◆ **The task**
In the lines below, output everything from the first line through the line containing "import seaborn as sns" exactly as it is. Pictures are not part of the output.

◆ **Given information**
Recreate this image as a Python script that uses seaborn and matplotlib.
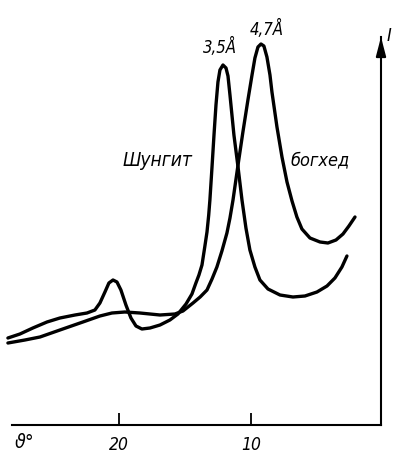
import matplotlib
matplotlib.use("Agg")
import matplotlib.pyplot as plt
import seaborn as sns

# Diffraction angle theta (degrees) and scattered intensity (arbitrary units)
shungite_theta = [28.41, 27.50, 26.52, 25.45, 24.47, 23.33, 22.42, 21.82, 21.44, 21.06,
                  20.76, 20.45, 20.15, 19.85, 19.47, 19.09, 18.71, 18.26, 17.65, 16.89,
                  16.14, 15.53, 14.92, 14.47, 14.17, 13.94, 13.71, 13.50, 13.33, 13.20,
                  13.11, 12.95, 12.80, 12.65, 12.50, 12.35, 12.12, 11.89, 11.74, 11.59,
                  11.29, 10.98, 10.68, 10.38, 10.08, 9.70, 9.32, 8.71, 7.80, 6.82,
                  5.91, 5.00, 4.24, 3.64, 3.11, 2.73]
shungite_intensity = [87, 91, 97, 103, 107, 110, 112, 115, 122, 133,
                      142, 145, 143, 135, 120, 107, 99, 96, 97, 100,
                      105, 111, 121, 131, 142, 150, 160, 178, 193, 210,
                      225, 258, 290, 320, 343, 355, 360, 357, 349, 330,
                      290, 258, 225, 197, 175, 158, 145, 136, 130, 128,
                      129, 133, 139, 147, 158, 169]

boghead_theta = [28.41, 27.12, 25.98, 24.47, 22.73, 21.44, 20.53, 19.55, 18.41, 16.89,
                 15.76, 15.15, 14.39, 13.85, 13.33, 12.95, 12.58, 12.20, 11.82, 11.59,
                 11.36, 10.98, 10.61, 10.23, 9.92, 9.70, 9.47, 9.24, 9.02, 8.79,
                 8.56, 8.41, 8.03, 7.65, 7.27, 6.89, 6.52, 6.14, 5.53, 4.77,
                 4.17, 3.56, 3.03, 2.58, 2.12]
boghead_intensity = [82, 85, 88, 95, 103, 109, 112, 113, 112, 110,
                     111, 114, 122, 128, 135, 146, 158, 174, 192, 207,
                     225, 260, 293, 325, 350, 367, 378, 381, 379, 368,
                     350, 333, 298, 268, 243, 224, 208, 196, 187, 183,
                     182, 185, 191, 199, 208]

sample_names = ["Шунгит", "богхед"]
peak_labels = ["3,5Å", "4,7Å"]
peak_theta = [12.12, 9.24]
peak_intensity = [360, 381]
tick_values = [20, 10]
tick_labels = ["20", "10"]

sns.set_style("white")
plt.rcParams["font.family"] = ["DejaVu Sans"]
plt.rcParams["text.color"] = "black"
label_font = dict(style="italic", stretch="condensed", color="black")

fig = plt.figure(figsize=(4.0, 4.53), dpi=100)
ax = fig.add_axes([12 / 400, 28 / 453, 369 / 400, 388 / 453])

curve_style = dict(color="black", lw=2.4, estimator=None, sort=False, ax=ax,
                   clip_on=False, solid_joinstyle="round", solid_capstyle="round")
sns.lineplot(x=shungite_theta, y=shungite_intensity, **curve_style)
sns.lineplot(x=boghead_theta, y=boghead_intensity, **curve_style)

# angle grows to the left, as on the diffractometer chart
ax.set_xlim(28.1, 0.15)
ax.set_ylim(0, 388)
ax.set_xlabel("")
ax.set_ylabel("")

for side in ("top", "left"):
    ax.spines[side].set_visible(False)
for side in ("bottom", "right"):
    ax.spines[side].set_color("black")
    ax.spines[side].set_linewidth(1.5)

ax.set_yticks([])
ax.set_xticks(tick_values)
ax.set_xticklabels(tick_labels, fontsize=12.5, **label_font)
ax.tick_params(axis="x", direction="in", length=8.6, width=1.3, pad=8,
               colors="black", bottom=True)

# arrow head on the intensity axis
ax.annotate("", xy=(1, 1.0), xytext=(1, 0.95), xycoords="axes fraction",
            arrowprops=dict(arrowstyle="-|>,head_length=1.15,head_width=0.3",
                            lw=1.5, color="black", mutation_scale=10,
                            shrinkA=0, shrinkB=0))

# peak annotations
for lab, t, i, dx, dy in zip(peak_labels, peak_theta, peak_intensity, [-2, 4], [8.5, 6.5]):
    ax.annotate(lab, xy=(t, i), xytext=(dx, dy), textcoords="offset points",
                ha="center", va="baseline", fontsize=12, annotation_clip=False,
                **label_font)

# curve names
ax.text(17.05, 265, sample_names[0], ha="center", va="center", fontsize=13.8, **label_font)
ax.text(4.77, 265, sample_names[1], ha="center", va="center", fontsize=13, **label_font)

fig.text(25 / 400, 1 - 442 / 453, "ϑ°", ha="center", va="center", fontsize=14, **label_font)
fig.text(389 / 400, 1 - 36 / 453, "I", ha="center", va="center", fontsize=13, **label_font)

fig.savefig("out.png", dpi=100)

◆ **Result for this task**
Recreate this image as a Python script that uses seaborn and matplotlib.
import matplotlib
matplotlib.use("Agg")
import matplotlib.pyplot as plt
import seaborn as sns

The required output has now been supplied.